Dataset records =>
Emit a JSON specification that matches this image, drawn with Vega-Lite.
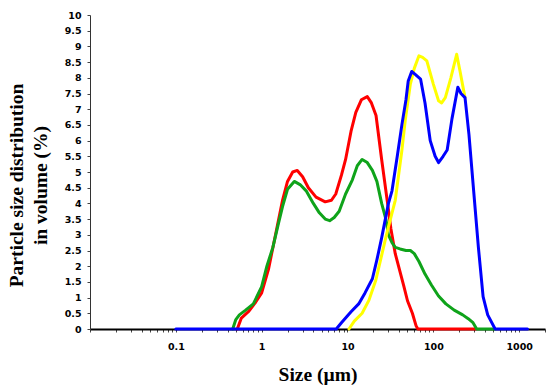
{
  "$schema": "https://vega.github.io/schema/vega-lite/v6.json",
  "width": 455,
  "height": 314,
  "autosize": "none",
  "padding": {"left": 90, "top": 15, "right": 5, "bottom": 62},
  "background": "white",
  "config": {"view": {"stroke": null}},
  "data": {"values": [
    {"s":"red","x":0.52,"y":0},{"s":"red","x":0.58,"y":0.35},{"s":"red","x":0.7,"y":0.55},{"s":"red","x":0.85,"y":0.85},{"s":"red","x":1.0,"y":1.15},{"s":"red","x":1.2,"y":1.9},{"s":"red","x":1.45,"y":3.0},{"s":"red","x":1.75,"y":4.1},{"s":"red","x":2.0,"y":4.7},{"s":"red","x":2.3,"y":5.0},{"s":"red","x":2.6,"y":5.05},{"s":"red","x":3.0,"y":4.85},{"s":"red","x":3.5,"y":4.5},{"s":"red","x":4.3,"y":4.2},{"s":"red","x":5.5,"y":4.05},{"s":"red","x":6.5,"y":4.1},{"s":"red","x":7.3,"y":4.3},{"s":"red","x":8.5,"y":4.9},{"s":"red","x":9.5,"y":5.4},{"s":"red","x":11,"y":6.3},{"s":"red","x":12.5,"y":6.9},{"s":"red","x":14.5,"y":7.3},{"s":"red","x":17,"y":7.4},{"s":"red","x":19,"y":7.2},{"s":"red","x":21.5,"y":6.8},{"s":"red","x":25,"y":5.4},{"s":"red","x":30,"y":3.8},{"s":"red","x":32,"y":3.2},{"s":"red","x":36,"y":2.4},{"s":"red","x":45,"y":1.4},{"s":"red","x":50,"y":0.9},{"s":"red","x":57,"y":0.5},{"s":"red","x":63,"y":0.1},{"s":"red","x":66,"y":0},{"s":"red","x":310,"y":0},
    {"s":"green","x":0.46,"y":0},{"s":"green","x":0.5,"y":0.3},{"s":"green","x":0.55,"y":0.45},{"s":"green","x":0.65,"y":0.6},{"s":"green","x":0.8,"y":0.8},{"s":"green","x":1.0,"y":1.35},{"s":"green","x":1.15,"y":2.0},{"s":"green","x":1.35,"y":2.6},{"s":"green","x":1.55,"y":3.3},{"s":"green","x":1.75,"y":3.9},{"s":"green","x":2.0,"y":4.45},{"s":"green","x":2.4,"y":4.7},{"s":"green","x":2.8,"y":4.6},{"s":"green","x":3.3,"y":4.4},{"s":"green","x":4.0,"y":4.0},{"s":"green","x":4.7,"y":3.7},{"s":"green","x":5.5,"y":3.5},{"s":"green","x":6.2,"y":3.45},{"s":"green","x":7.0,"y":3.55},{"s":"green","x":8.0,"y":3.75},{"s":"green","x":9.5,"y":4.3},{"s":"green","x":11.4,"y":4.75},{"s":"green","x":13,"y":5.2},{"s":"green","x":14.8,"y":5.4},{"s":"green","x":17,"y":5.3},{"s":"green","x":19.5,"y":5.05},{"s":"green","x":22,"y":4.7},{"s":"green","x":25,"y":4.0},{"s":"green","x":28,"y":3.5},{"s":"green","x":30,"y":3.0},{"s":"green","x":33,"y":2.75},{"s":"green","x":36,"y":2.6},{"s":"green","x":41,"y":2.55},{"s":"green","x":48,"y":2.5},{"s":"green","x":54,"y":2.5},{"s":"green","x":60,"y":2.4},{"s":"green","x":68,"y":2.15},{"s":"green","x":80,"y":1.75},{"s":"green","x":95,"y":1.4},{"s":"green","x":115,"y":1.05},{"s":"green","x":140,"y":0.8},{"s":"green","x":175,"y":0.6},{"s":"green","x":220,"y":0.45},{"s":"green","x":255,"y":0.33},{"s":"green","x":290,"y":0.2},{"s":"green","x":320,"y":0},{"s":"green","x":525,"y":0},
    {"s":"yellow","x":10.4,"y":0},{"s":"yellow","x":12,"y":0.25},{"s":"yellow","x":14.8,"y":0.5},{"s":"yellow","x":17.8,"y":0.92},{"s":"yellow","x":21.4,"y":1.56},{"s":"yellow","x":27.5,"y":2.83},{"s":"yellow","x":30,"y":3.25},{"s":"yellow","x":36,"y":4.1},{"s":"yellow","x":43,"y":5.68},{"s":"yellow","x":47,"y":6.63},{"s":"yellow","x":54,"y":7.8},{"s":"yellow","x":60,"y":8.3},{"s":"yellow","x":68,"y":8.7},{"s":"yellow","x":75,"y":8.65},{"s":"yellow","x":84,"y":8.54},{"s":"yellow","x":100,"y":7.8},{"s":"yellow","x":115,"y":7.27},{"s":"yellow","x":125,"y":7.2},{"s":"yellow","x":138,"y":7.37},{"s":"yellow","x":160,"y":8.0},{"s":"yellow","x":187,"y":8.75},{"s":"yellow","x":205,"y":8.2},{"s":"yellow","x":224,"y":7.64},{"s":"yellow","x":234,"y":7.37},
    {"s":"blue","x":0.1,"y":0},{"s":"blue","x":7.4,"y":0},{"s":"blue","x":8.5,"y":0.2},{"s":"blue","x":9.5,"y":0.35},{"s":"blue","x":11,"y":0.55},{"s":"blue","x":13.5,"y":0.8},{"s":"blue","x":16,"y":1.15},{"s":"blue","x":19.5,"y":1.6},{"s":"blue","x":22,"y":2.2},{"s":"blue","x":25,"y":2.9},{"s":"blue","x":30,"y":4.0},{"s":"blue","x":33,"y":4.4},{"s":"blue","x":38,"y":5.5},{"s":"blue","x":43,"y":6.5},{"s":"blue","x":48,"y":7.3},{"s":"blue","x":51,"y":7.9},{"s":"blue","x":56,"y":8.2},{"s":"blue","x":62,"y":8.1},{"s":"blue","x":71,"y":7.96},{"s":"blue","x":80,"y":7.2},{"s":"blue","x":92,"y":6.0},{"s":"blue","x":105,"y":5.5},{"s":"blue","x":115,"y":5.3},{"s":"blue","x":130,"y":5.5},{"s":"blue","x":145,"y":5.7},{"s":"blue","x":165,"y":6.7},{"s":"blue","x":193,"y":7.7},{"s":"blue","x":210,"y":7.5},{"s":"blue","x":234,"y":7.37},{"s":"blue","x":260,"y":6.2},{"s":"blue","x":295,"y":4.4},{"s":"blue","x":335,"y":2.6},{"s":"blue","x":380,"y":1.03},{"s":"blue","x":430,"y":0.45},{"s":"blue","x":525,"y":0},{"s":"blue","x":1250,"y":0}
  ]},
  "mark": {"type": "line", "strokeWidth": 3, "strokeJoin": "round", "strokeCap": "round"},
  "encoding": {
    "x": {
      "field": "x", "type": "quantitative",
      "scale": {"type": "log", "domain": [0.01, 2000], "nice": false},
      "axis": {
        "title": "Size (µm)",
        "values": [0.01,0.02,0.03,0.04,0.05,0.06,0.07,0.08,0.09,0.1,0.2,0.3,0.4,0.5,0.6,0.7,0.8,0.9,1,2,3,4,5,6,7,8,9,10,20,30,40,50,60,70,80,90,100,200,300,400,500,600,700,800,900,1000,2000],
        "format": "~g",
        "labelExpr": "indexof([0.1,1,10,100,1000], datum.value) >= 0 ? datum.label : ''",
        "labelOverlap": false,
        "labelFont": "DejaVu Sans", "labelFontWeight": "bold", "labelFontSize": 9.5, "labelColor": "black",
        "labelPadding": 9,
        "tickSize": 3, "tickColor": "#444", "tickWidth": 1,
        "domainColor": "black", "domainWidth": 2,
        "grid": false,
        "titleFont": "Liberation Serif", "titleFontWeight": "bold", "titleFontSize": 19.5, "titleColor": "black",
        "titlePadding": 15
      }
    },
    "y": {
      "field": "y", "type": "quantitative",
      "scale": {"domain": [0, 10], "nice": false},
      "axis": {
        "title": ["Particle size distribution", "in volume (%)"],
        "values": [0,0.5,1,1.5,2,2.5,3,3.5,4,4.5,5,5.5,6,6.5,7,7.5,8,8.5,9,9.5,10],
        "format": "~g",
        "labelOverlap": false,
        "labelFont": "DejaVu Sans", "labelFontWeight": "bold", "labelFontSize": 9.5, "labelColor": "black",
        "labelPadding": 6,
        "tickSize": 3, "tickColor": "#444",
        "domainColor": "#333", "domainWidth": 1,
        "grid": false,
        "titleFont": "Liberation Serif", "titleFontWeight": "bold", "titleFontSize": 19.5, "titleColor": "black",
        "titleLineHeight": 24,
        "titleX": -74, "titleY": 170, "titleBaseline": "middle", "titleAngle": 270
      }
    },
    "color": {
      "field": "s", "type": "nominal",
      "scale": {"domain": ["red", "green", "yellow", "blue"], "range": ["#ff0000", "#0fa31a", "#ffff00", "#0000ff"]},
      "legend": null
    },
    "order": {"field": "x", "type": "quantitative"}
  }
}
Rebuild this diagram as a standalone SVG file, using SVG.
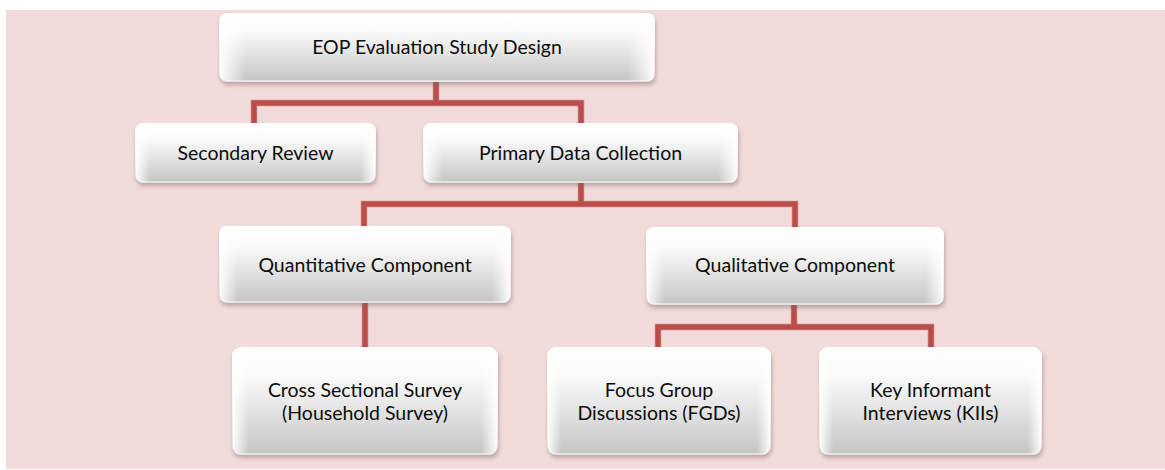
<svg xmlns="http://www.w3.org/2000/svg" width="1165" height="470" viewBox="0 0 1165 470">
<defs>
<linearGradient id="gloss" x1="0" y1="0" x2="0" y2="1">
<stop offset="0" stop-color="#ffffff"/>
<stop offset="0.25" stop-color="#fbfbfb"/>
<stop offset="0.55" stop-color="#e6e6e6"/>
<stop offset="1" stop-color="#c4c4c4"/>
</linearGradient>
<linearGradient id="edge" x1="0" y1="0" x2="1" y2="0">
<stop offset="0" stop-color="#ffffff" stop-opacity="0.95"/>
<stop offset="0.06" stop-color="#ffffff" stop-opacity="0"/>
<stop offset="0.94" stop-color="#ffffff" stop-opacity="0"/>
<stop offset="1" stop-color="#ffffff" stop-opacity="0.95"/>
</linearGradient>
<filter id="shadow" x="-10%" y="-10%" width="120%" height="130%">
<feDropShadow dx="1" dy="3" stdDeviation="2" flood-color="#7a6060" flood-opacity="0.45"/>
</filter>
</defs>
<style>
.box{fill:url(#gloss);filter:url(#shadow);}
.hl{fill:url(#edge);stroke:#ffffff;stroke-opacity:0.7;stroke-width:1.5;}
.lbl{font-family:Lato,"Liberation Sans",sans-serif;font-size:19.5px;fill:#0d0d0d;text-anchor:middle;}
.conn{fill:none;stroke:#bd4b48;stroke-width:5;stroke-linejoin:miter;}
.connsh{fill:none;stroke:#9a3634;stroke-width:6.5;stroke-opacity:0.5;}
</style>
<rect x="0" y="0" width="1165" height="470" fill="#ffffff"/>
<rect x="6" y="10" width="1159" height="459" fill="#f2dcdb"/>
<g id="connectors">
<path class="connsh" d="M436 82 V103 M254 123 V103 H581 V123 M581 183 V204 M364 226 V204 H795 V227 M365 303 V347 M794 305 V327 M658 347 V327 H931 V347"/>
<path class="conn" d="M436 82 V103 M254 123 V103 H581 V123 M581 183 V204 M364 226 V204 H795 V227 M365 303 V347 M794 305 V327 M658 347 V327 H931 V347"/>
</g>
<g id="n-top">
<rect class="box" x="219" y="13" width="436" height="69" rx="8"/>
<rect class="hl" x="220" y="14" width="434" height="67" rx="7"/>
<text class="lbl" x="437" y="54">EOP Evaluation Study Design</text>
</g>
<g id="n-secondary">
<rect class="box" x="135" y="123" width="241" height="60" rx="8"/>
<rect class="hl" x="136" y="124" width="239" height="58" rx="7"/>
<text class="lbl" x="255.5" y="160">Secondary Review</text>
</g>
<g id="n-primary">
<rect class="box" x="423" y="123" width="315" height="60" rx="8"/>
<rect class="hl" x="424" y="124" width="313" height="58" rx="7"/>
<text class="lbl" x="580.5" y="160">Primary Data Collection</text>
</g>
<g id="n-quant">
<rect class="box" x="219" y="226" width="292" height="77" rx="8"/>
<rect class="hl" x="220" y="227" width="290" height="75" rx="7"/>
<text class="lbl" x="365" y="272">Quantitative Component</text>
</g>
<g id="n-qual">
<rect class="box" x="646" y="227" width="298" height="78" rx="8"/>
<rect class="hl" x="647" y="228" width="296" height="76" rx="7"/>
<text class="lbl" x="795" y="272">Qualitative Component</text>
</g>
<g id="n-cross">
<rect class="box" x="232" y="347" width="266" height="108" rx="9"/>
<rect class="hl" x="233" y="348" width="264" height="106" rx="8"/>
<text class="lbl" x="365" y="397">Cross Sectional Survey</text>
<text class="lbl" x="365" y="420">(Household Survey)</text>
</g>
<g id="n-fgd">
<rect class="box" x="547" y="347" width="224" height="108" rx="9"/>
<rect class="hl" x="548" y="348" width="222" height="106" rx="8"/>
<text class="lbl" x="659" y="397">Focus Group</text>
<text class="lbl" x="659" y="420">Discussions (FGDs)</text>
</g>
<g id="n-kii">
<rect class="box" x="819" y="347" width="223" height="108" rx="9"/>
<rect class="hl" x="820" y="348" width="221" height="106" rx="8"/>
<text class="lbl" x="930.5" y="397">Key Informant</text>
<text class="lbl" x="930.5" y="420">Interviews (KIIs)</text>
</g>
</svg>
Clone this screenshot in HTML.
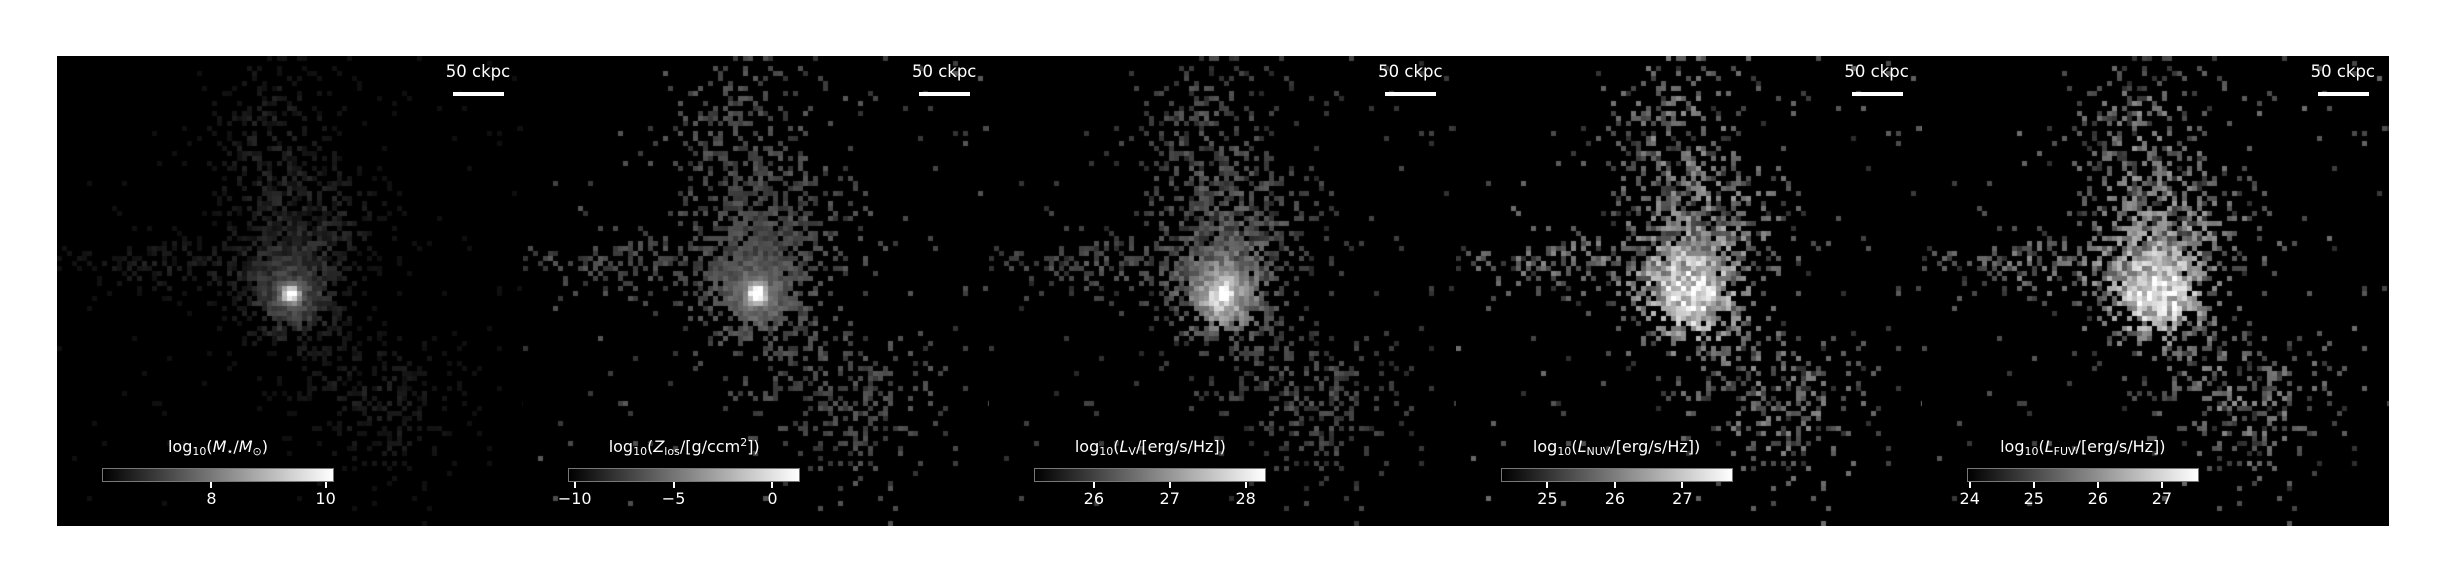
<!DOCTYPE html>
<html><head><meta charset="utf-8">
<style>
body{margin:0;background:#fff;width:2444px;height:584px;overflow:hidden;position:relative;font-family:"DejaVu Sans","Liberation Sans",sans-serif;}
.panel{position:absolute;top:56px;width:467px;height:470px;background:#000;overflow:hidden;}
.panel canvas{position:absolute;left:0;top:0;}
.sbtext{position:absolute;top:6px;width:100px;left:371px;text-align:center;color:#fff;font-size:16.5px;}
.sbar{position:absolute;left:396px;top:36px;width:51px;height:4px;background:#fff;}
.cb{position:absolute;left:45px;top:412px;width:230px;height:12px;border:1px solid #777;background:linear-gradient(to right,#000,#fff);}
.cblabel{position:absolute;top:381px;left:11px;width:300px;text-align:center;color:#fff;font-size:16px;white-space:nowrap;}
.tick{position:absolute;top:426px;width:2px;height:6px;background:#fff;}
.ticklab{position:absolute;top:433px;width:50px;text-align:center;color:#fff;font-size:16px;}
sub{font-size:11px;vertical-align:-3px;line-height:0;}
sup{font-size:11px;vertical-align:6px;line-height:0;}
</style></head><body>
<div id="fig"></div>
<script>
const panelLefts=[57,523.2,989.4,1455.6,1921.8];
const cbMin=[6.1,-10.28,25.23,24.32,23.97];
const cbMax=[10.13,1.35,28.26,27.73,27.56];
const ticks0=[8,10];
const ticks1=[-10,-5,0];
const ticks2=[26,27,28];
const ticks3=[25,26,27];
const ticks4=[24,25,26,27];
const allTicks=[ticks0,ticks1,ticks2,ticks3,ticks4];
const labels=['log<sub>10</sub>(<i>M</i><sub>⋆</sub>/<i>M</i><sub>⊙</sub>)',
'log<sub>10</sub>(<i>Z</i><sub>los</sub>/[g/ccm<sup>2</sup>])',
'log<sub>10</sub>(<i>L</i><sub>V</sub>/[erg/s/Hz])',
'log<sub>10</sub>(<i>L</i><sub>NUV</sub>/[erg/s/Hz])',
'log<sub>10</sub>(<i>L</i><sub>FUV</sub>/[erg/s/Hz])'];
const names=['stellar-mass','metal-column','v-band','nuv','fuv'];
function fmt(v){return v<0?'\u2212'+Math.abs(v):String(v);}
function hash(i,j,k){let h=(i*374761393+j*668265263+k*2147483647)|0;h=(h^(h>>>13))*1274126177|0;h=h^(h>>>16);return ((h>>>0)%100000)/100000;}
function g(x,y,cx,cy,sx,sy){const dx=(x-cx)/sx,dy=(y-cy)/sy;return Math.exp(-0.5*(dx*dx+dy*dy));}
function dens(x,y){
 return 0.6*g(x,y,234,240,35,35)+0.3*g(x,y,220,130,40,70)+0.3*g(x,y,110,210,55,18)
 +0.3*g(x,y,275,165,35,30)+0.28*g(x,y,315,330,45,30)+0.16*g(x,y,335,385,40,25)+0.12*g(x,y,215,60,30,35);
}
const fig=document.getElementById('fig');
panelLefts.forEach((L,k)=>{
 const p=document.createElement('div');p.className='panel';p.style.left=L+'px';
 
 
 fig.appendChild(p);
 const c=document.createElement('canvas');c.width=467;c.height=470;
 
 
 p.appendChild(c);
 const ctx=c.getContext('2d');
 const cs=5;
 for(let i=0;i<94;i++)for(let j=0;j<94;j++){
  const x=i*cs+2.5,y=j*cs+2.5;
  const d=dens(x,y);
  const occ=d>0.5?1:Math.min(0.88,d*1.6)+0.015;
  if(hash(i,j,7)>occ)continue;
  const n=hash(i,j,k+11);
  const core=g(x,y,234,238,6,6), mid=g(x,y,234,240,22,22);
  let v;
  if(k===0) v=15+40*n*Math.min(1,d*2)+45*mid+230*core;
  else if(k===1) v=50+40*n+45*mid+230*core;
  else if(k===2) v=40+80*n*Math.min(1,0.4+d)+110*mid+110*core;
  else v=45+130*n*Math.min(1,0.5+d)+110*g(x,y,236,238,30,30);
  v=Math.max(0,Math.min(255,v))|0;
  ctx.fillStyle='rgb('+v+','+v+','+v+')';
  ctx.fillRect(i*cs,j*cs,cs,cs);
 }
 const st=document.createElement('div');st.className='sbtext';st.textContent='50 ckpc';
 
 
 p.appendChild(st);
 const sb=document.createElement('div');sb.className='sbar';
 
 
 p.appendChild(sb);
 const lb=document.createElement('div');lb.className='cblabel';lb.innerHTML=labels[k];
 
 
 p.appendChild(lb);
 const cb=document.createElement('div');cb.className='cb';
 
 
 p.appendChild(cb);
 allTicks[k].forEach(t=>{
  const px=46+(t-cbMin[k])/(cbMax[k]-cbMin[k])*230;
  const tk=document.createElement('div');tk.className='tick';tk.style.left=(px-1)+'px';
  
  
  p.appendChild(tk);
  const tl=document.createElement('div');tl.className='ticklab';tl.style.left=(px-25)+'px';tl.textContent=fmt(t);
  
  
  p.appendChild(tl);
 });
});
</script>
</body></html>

STATED EXERCISE => Read through the entries and copy every line that includes "this".

CORRECT RESULT =>
Emit a JSON specification that matches this image, drawn with Vega-Lite.
Rebuild this diagram as a standalone SVG file, using SVG.
Clone this screenshot in HTML.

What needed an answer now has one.